Article by: Tom Pedreira

With personal property, foreclosure rules generally follow your state's version of the Uniform Commercial Code. After default, a secured lender may:

  • Take possession of the collateral and sell it at a public or private sale, or
  • Lease, license or otherwise dispose of any or all of the collateral in its present condition

The lender must be able to show that it acted in a "commercially reasonable" manner in preparing for and processing the sale of the collateral. All of this can be accomplished in a fairly short period of time.

With real property, the foreclosure rules are usually completely different and tend to be stricter. The rules also vary greatly from state to state. In general, though, the foreclosure process on real property will involve:

  • The lender giving you a written notice of default, which will likely come by certified mail
  • Your being given a period of time after proper notice pay the lender the amount required to cure the default and to reinstate your loan
  • The lender electing to proceed with foreclosure under available remedies, which may include:
    • Pursuing a judicial foreclosure by filing a lawsuit to obtain a court order to sell the property
    • Pursuing a non-judicial foreclosure by following procedures spelled out in your mortgage (or deed of trust) that allow a trustee to foreclose on and sell your property without a court order
    • After the required time has elapsed, your being given a notice of foreclosure sale
    • A public sale being held by auction where the highest bidder can buy your property
    • If no one bids enough, the lender itself buying the property by submitting a credit bid based on the amount you own on your mortgage
    • If the lender ends up with the property, it being sold by private sale at a later date
    • If you have not vacated the property by the time of the foreclosure sale, an unlawful detainer lawsuit being filed to evict you

At any point during these proceedings, the borrower is usually in the position to keep the property if the loan is paid off and the lender is reimbursed for any foreclosure costs.

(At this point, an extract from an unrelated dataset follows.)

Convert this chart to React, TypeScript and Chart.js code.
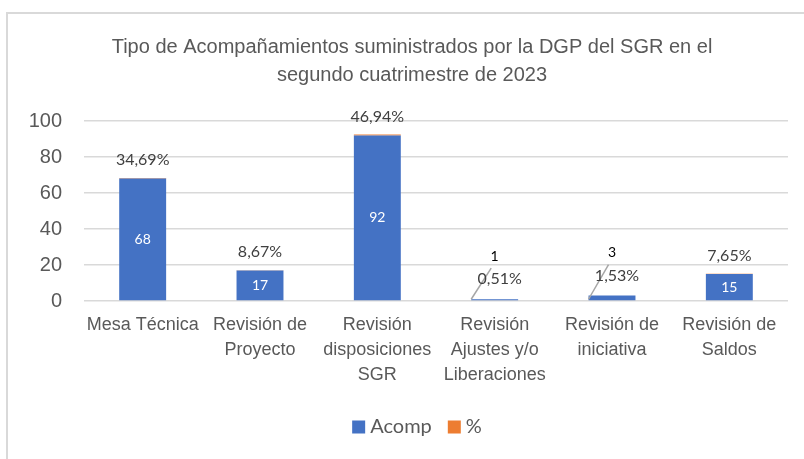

A different set of rules will also apply if there is what's called "mixed collateral" (both real and personal property). Generally, state versions of the Uniform Commercial Code allow lender to foreclose on both types of collateral at the same time.

You may be able to at least temporarily stop a foreclosure by:

  • Asserting a defense - for example, that the foreclosure process is not being handled in a commercially reasonable manner
  • Filing bankruptcy, which imposes an automatic stay that prevents a lender from proceeding forward without permission from the bankruptcy court

But you have to be realistic in assessing your options, as the laws in all states give lenders many rights when it comes to protecting their security interests.

Regardless of the type of security or the property involved, make no mistake about it: lenders can and will foreclose on business assets and sell them to pay off a loan that's in default. The good news, though, is that lenders don't like foreclosures because they're costly and difficult and will usually work with you if you give them better options.